O estilo de vida urbano, em que os imperativos da eficácia e da performance são cada vez mais evidentes, possui uma vertente de destruição que não é despicienda. O discurso ultra-liberal fala de empresas e de sociedades como se não existissem seres humanos. O problema é que eles existem: têm de levar os filhos às escolas, antes de iniciar o trabalho, não conseguindo coordenar todos os papéis que têm de desempenhar ao longo das vinte e quatro horas.
À medida que os anos decorrem, as dificuldades aumentaram, por isso não é de estranhar que, num estudo dirigido pelo Observatório Nacional de Saúde, se tenha chegado à conclusão que 60 por cento dos utentes dos centros de saúde analisados, tenham relações de dependência com pelo menos um psicofármaco. O problema é mais visível nas mulheres do que nos homens e tem tendência a agravar-se com a idade. O sexo masculino refugia-se, com mais frequência, no abuso de álcool e de outras substâncias de carácter ilegal.

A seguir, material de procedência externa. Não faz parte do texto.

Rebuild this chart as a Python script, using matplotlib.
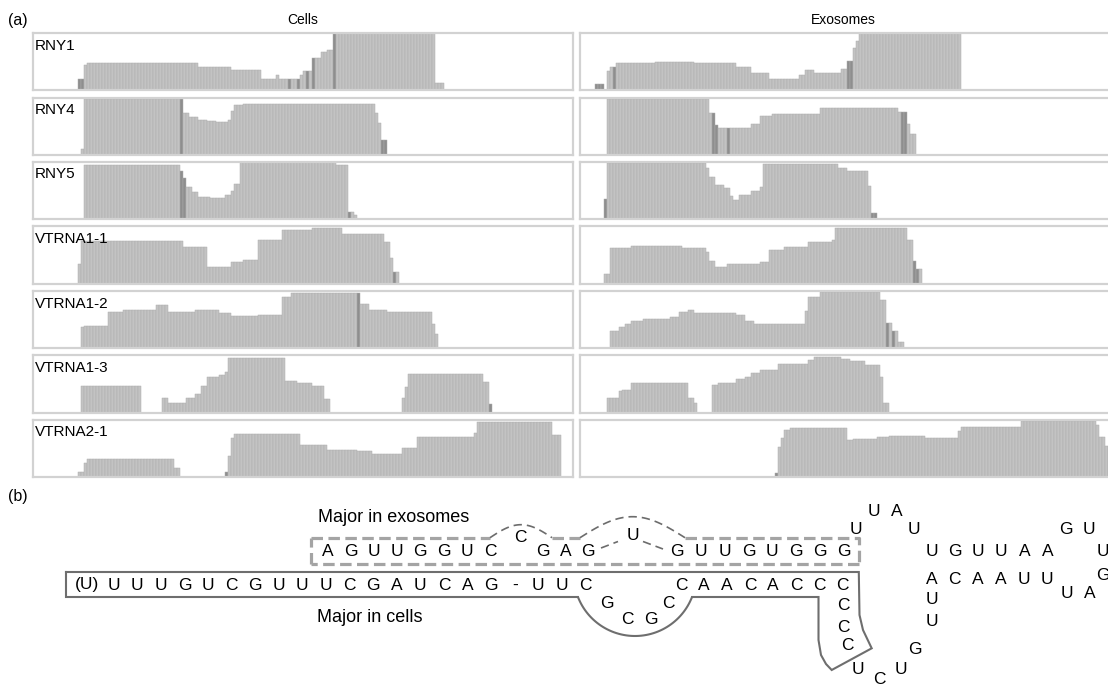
import numpy as np
import matplotlib
matplotlib.use("Agg")
import matplotlib.pyplot as plt

plt.rcParams["font.family"] = ["Liberation Sans", "DejaVu Sans"]

# ---------------------------------------------------------------------------
# Coverage profiles (position in nt along the track window, relative coverage)
# edges: step boundaries, cov: coverage of each step, dark: mismatch-rich bases
# ---------------------------------------------------------------------------
track_names = ["RNY1", "RNY4", "RNY5", "VTRNA1-1", "VTRNA1-2", "VTRNA1-3", "VTRNA2-1"]

rny1_cells_edges = [15, 17, 18, 55, 66, 76, 81, 82, 89, 90, 93, 96, 98, 100, 134, 137]
rny1_cells_cov = [0.19, 0.43, 0.47, 0.41, 0.35, 0.20, 0.26, 0.20, 0.26, 0.33, 0.57, 0.66, 0.70, 1.0, 0.12]
rny1_cells_dark = [15, 16, 85, 88, 91, 93, 100]

rny4_cells_edges = [16, 17, 50, 52, 55, 58, 61, 65, 66, 67, 70, 114, 115, 116, 118]
rny4_cells_cov = [0.09, 0.98, 0.72, 0.65, 0.61, 0.59, 0.57, 0.60, 0.76, 0.86, 0.89, 0.72, 0.55, 0.25]
rny4_cells_dark = [49, 116, 117]

rny5_cells_edges = [17, 49, 50, 51, 53, 55, 59, 64, 66, 67, 69, 101, 105, 107, 108]
rny5_cells_cov = [0.94, 0.85, 0.72, 0.57, 0.48, 0.38, 0.36, 0.42, 0.50, 0.62, 1.0, 0.95, 0.13, 0.07]
rny5_cells_dark = [49, 50, 105]

vtrna11_cells_edges = [15, 16, 50, 58, 66, 70, 75, 83, 93, 103, 117, 119, 120, 122]
vtrna11_cells_cov = [0.34, 0.75, 0.64, 0.29, 0.37, 0.42, 0.77, 0.93, 0.97, 0.87, 0.73, 0.45, 0.20]
vtrna11_cells_dark = [120]

vtrna12_cells_edges = [16, 17, 25, 30, 41, 45, 54, 62, 66, 75, 83, 86, 109, 112, 118, 133, 134, 135]
vtrna12_cells_cov = [0.36, 0.39, 0.64, 0.66, 0.75, 0.64, 0.67, 0.61, 0.56, 0.58, 0.89, 0.96, 0.77, 0.67, 0.64, 0.42, 0.25]
vtrna12_cells_dark = [108]

vtrna13_cells_edges = [16, 36, 43, 45, 51, 54, 56, 58, 62, 64, 65, 84, 88, 93, 97, 99,
                       123, 124, 125, 150, 152, 153]
vtrna13_cells_cov = [0.47, 0, 0.25, 0.16, 0.25, 0.33, 0.47, 0.62, 0.66, 0.71, 0.96, 0.55, 0.51,
                     0.46, 0.23, 0, 0.25, 0.44, 0.67, 0.53, 0.15]
vtrna13_cells_dark = [152]

vtrna21_cells_edges = [15, 17, 18, 47, 49, 64, 65, 66, 67, 89, 98, 108, 113, 123, 128, 147, 148, 173, 176]
vtrna21_cells_cov = [0.09, 0.24, 0.31, 0.16, 0, 0.08, 0.37, 0.69, 0.76, 0.57, 0.48, 0.45, 0.41, 0.51,
                     0.70, 0.77, 0.96, 0.74]
vtrna21_cells_dark = [64]

rny1_exo_edges = [5, 8, 9, 10, 12, 25, 38, 52, 57, 63, 73, 75, 78, 87, 89, 91, 92, 93, 127]
rny1_exo_cov = [0.11, 0, 0.33, 0.41, 0.47, 0.50, 0.47, 0.40, 0.30, 0.19, 0.27, 0.35, 0.30, 0.37,
                0.51, 0.74, 0.86, 1.0]
rny1_exo_dark = [5, 6, 7, 11, 89, 90]

rny4_exo_edges = [9, 43, 45, 46, 57, 60, 64, 80, 106, 109, 110, 112]
rny4_exo_cov = [0.98, 0.72, 0.51, 0.46, 0.54, 0.68, 0.71, 0.82, 0.74, 0.53, 0.36]
rny4_exo_dark = [44, 45, 49, 107, 108]

rny5_exo_edges = [8, 9, 42, 43, 45, 48, 50, 51, 53, 57, 60, 61, 86, 89, 96, 97, 99]
rny5_exo_cov = [0.35, 0.98, 0.89, 0.74, 0.60, 0.54, 0.40, 0.33, 0.42, 0.50, 0.57, 0.96, 0.89,
                0.85, 0.58, 0.10]
rny5_exo_dark = [8, 97, 98]

vtrna11_exo_edges = [8, 10, 17, 34, 42, 43, 45, 49, 60, 63, 68, 76, 84, 85, 109, 111, 112, 114]
vtrna11_exo_cov = [0.16, 0.63, 0.66, 0.63, 0.55, 0.40, 0.29, 0.34, 0.38, 0.59, 0.64, 0.73, 0.77,
                   0.98, 0.77, 0.40, 0.25]
vtrna11_exo_dark = [111, 112]

vtrna12_exo_edges = [10, 13, 15, 17, 21, 30, 33, 36, 38, 52, 55, 58, 75, 76, 80, 100, 102, 104, 106, 108]
vtrna12_exo_cov = [0.30, 0.37, 0.42, 0.48, 0.51, 0.55, 0.63, 0.67, 0.62, 0.58, 0.48, 0.42, 0.65,
                   0.90, 0.99, 0.84, 0.43, 0.30, 0.10]
vtrna12_exo_dark = [102, 104]

vtrna13_exo_edges = [9, 13, 14, 17, 36, 38, 39, 44, 46, 52, 55, 57, 60, 66, 76, 78, 87, 90, 95,
                     100, 101, 103]
vtrna13_exo_cov = [0.25, 0.37, 0.40, 0.52, 0.26, 0.16, 0, 0.48, 0.52, 0.58, 0.63, 0.69, 0.74,
                   0.85, 0.92, 0.98, 0.94, 0.90, 0.84, 0.63, 0.16]
vtrna13_exo_dark = []

vtrna21_exo_edges = [65, 66, 67, 68, 70, 89, 91, 99, 103, 115, 126, 127, 139, 147, 172, 173, 175, 177]
vtrna21_exo_cov = [0.07, 0.52, 0.68, 0.83, 0.86, 0.65, 0.66, 0.70, 0.72, 0.69, 0.80, 0.87, 0.88,
                   0.98, 0.91, 0.70, 0.55]
vtrna21_exo_dark = [65]

cells_tracks = [
    (rny1_cells_edges, rny1_cells_cov, rny1_cells_dark),
    (rny4_cells_edges, rny4_cells_cov, rny4_cells_dark),
    (rny5_cells_edges, rny5_cells_cov, rny5_cells_dark),
    (vtrna11_cells_edges, vtrna11_cells_cov, vtrna11_cells_dark),
    (vtrna12_cells_edges, vtrna12_cells_cov, vtrna12_cells_dark),
    (vtrna13_cells_edges, vtrna13_cells_cov, vtrna13_cells_dark),
    (vtrna21_cells_edges, vtrna21_cells_cov, vtrna21_cells_dark),
]
exo_tracks = [
    (rny1_exo_edges, rny1_exo_cov, rny1_exo_dark),
    (rny4_exo_edges, rny4_exo_cov, rny4_exo_dark),
    (rny5_exo_edges, rny5_exo_cov, rny5_exo_dark),
    (vtrna11_exo_edges, vtrna11_exo_cov, vtrna11_exo_dark),
    (vtrna12_exo_edges, vtrna12_exo_cov, vtrna12_exo_dark),
    (vtrna13_exo_edges, vtrna13_exo_cov, vtrna13_exo_dark),
    (vtrna21_exo_edges, vtrna21_exo_cov, vtrna21_exo_dark),
]

# Sequences of the VTRNA1-1 5' region shown in panel (b)
exo_run1 = "AGUUGGUC"
exo_bulge1 = "C"
exo_run2 = "GAG"
exo_bulge2 = "U"
exo_run3 = "GUUGUGGG"
cell_lead = "(U)"
cell_run1 = "UUUGUCGUUUCGAUCAG-UUC"
cell_loop = "GCGC"
cell_run2 = "CAACACCC"
cell_column = "CCC"
hairpin_turn = "UCUGUU"
stem_lower = "ACAAUU"
stem_tip = "UAGUUG"
stem_upper = "UGUUAA"
stem_return = "UAUU"

# ---------------------------------------------------------------------------
W, H = 1108, 686
fig = plt.figure(figsize=(W / 100, H / 100), dpi=100)


def px_axes(x, y, w, h):
    return fig.add_axes([x / W, 1 - (y + h) / H, w / W, h / H])


def expand(edges, cov):
    pos, hgt = [], []
    for a, b, c in zip(edges[:-1], edges[1:], cov):
        for p in range(a, b):
            pos.append(p)
            hgt.append(c)
    return np.array(pos), np.array(hgt)


def draw_track(ax, edges, cov, dark):
    pos, hgt = expand(edges, cov)
    keep = hgt > 0
    pos, hgt = pos[keep], hgt[keep]
    face = ["#8e8e8e" if p in dark else "#c3c3c3" for p in pos]
    ax.bar(pos, hgt, width=1.0, align="edge", color=face,
           edgecolor="#adadad", linewidth=0.35)
    ax.set_xlim(0, 180)
    ax.set_ylim(0, 1.0)
    ax.set_xticks([])
    ax.set_yticks([])
    for s in ax.spines.values():
        s.set_color("#d2d2d2")
        s.set_linewidth(1.6)


row_top0, row_step, row_h = 33.0, 64.5, 57.0
col_x = [32.5, 580.0]
col_w = 540.0

for i, name in enumerate(track_names):
    top = row_top0 + i * row_step
    for x0, tr in zip(col_x, (cells_tracks[i], exo_tracks[i])):
        ax = px_axes(x0, top, col_w, row_h)
        draw_track(ax, *tr)

ov = fig.add_axes([0, 0, 1, 1], facecolor="none")
ov.set_xlim(0, W)
ov.set_ylim(H, 0)
ov.axis("off")

# Panel (a) headings and track names
ov.text(8, 20, "(a)", fontsize=11.5, ha="left", va="center")
ov.text(303, 20, "Cells", fontsize=10, ha="center", va="center")
ov.text(843, 20, "Exosomes", fontsize=10, ha="center", va="center")
for i, name in enumerate(track_names):
    ov.text(35, row_top0 + i * row_step + 12.5, name, fontsize=11, ha="left", va="center")

# Panel (b)
ov.text(8, 497, "(b)", fontsize=11.5, ha="left", va="center")
ov.text(318, 518, "Major in exosomes", fontsize=13, ha="left", va="center")
ov.text(317, 617, "Major in cells", fontsize=13, ha="left", va="center")

LF = 12.5


def put(ch, x, y):
    ov.text(x, y, ch, fontsize=LF, ha="center", va="center")


def run(seq, x0, dx, y):
    for k, ch in enumerate(seq):
        put(ch, x0 + k * dx, y)


def seq_at(seq, points):
    for ch, (x, y) in zip(seq, points):
        put(ch, x, y)


# exosome-major strand
run(exo_run1, 327.5, 23.2, 551)
put(exo_bulge1, 520, 537)
run(exo_run2, 543.3, 22.5, 551)
put(exo_bulge2, 633, 535)
run(exo_run3, 677, 23.85, 551)

# cell-major strand and the rest of the hairpin
ov.text(87, 585, cell_lead, fontsize=LF, ha="center", va="center")
run(cell_run1, 113.6, 23.6, 585)
seq_at(cell_loop, [(607, 603), (627, 620), (650.5, 620), (668.6, 603)])
run(cell_run2, 681, 23.07, 585)
seq_at(cell_column, [(843.5, 606), (843.5, 627), (847, 646)])
seq_at(hairpin_turn, [(858, 670), (879, 680), (901, 670), (915, 649), (931.5, 622), (931.5, 600)])
run(stem_lower, 931.5, 23.1, 579)
seq_at(stem_tip, [(1066.5, 593), (1090, 593), (1103, 575), (1103, 552), (1089, 529), (1065.5, 529)])
run(stem_upper, 931.5, 23.2, 551)
seq_at(stem_return, [(914, 530), (897, 511), (874, 511), (856, 529)])

# dashed outline around the exosome-major fragment
box_kw = dict(color="#a4a4a4", lw=2.3, linestyle=(0, (3.6, 1.7)), solid_capstyle="butt")
arc_kw = dict(color="#6c6c6c", lw=1.2, linestyle=(0, (5, 3)))
yt, yb, xl, xr = 537.7, 564.0, 310.7, 858.8
ov.plot([xl, xl], [yb, yt], **box_kw)
ov.plot([xl, 490], [yt, yt], **box_kw)
ov.plot([552, 580], [yt, yt], **box_kw)
ov.plot([685, xr, xr], [yt, yt, yb], **box_kw)
ov.plot([xr, xl], [yb, yb], **box_kw)
t = np.linspace(0, 1, 40)
ov.plot(490 + 62 * t, yt - 13 * np.sin(np.pi * t), **arc_kw)
ov.plot(580 + 105 * t, yt - 21 * np.sin(np.pi * t), **arc_kw)
ov.plot([601, 618], [548, 541.5], **arc_kw)
ov.plot([643, 663], [541.5, 549], **arc_kw)

# solid outline around the cell-major fragment
th = np.radians(np.linspace(21.4, 158.6, 60))
bub_x = 635 + 61.2 * np.cos(th)
bub_y = 574.8 + 61.2 * np.sin(th)
path_x = np.concatenate([[66, 858.8, 859.5, 863, 871.7, 831.7, 826, 821, 818.5, 818.5, 692],
                         bub_x, [578, 66, 66]])
path_y = np.concatenate([[572, 572, 615, 630, 648.3, 670, 664, 655, 640, 597, 597],
                         bub_y, [597, 597, 572]])
ov.plot(path_x, path_y, color="#6e6e6e", lw=1.5, solid_joinstyle="miter")

fig.savefig("out.png", dpi=100)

As patologias depressiva e ansiosa têm vindo a assumir-se entre as perturbações mais frequentes no mundo ocidental. No entanto, o facto de medicalizarmos o sofrimento não é capaz de o resolver. Atermo-nos aos sintomas, deixa de lado as causas como se não existissem. O anti-depressivo ou o ansiolítico têm efeitos imediatos sobre a tristeza e o “nervoso”, mas ficam por aí. Não queremos saber que, esses sintomas, são formas que o nosso corpo e a nossa vida mental têm de comunicar connosco, dizer que alguma coisa não está bem.
Em termos de sociedade, o sofrimento mental dos indivíduos fornece-nos inúmeros dados sobre a maneira como vivemos. Assim, o discurso da competitividade, a subida aos píncaros da performance, acontecem apesar de muitos indivíduos. É só escutarmos um pouco um noticiário económico: os despedimentos, o fazer mais com menos pessoas… No entanto, ao despedir excluímos seres humanos e os que ficam, tornam-se reféns de uma pressão de resultados que vai aumentando.
Voltamos então à ansiedade e depressão, respostas saudáveis a um mundo que nos pede o impossível. Reflictamos, depois, nas famílias destas pessoas, amarradas a um sofrimento disfarçado de medicação, na qualidade dos afectos que podem dispensar aos de quem delas dependem. Que género de gerações estaremos nós a criar? Os ingredientes são assustadores: pouca disponibilidade temporal para viver em conjunto; a televisão como forma de não ver essa solidão vivida a nível familiar; finalmente, pais tristes e ansiosos.
É necessário ler estes sinais… É urgente encetar macro-políticas de promoção da saúde mental… antes que a bola de neve seja demasiado assustadora.
In O Primeiro de Janeiro, 09 Janeiro 2008.